Насмешка Читракету выстроена как обвинительная речь, и все её посылки верны: Шива и учитель миров, и в собрании, и с женою на коленях. Ложно только то, чего в словах нет, — вывод. И мерою приличия взята скрытность: простолюдины, мол, хоть прячутся; тому, кому нечего скрывать, такая мера ничего не показывает. Ответом стали смех и молчание, а собрание промолчало вслед. Богиня же отвечает доводом от молчания сведущих: если бы тут было нарушение, его назвали бы Брахма, Бхригу, Нарада, Капила и Ману. Проклиная, она называет его «сын» — слово вырвалось посреди самой суровой строки и объяснило, зачем всё это. Он сходит с колесницы (говорил-то сверху), принимает проклятие как принимают дар и просит прощения, ясно оговорив: не ради отмены. Дальше Шива ставит себя первым в списке незнающих и объясняет, что мешает знать не малость, а как раз владычество; а из Божьего безразличия выводит всеобщую любезность: не имеющий любимцев дорог каждому, потому что каждому он свой. И примета доброго дана в конце без всякого подвига: мог проклясть в ответ и не проклял — больше ничего. Проклятие и дар оказались одним поступком: асурское рождение Вритры и его преданность имели одну причину.
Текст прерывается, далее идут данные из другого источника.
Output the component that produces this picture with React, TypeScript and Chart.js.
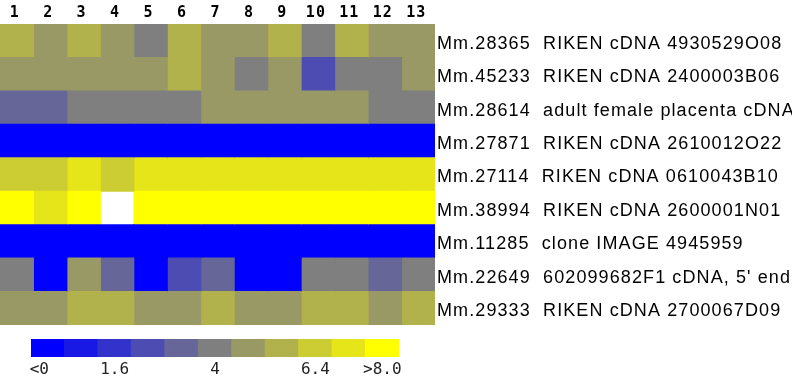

Родословие здесь особого рода: рождаются не лица, а обряды — четыре лунных дня названы жёнами Установителя, а четыре возлияния их сыновьями. Дальше идёт Дити, у которой месть названа не победою и не справедливостью, а сном: она хочет просто выспаться, — и через год именно сон её и подведёт. Услужение, смирение и обуздание перечислены после замысла об убийстве: ни одно из них не подделка, и все они средство. Кашьяпа произносит самую невыгодную для себя речь — объясняет, почему обязан исполнить просимое, ещё не зная, что попросят; а поймавшись, честно говорит «какое преступление у той, кто следует своей природе? позор мне» — и тут же обвиняет всех женщин разом, и книга оставляет обе строки рядом. Обещание же дано так, что читается двояко: «убийца Индры, недруг богов» и «убийца Индры... друг богов» — сбудется второе. Обет на убийство царя богов состоит из мелочей: ногти, стирка, сон, порядок трапезы; а нарушит его усердие — за год строгостей не осталось сил омыть ноги. Индра приходит в виде того, на кого охотится, и служит безупречно, называя благом чужую оплошность. Из его окрика над разрубаемым младенцем — «не плачь», ма родих — и вышло имя Марутов. А спасла всех недостача: год «без малого» не дошёл до конца.
Царь спрашивает не о Марутах и не о родословиях, а об обете — и оговаривает, чем именно: «то, чем Вишну становится доволен». Начинать велено с рассказа о рождении Марутов: прежде чем нести обет, надо узнать, чем он однажды кончился, — предостережение вставлено внутрь предписания. Обряд открывается признанием, что подношение не нужно: «довольно Тебе, ни в чём не нуждающемуся», — и обращением «Полный желаний» к Тому, у кого их не осталось. Хвала разбирает пару шесть раз подряд: Ты — жертва, она — жертвуемое; она — имя и облик, Ты — постижение. А сердцевина главы в двух строках: муж должен нести все дела жены, и высокие, и низкие, а сделанное одним считается сделанным обоими — если жена не способна, весь годичный обет о потомстве несёт тот, кто рожать не будет. Бога здесь принимают как гостя: усаживают, омывают, кормят, а вечером провожают домой, и только потом едят поднесённое. Кончается песнь перечнем плодов, составленным по нуждам, а не по достоинствам: деве, вдове, потерявшей детей, злосчастной, безобразной, больной обещано ровно то, чего каждой недостаёт, — и ни одной не поставлено условием быть лучше, чем она есть.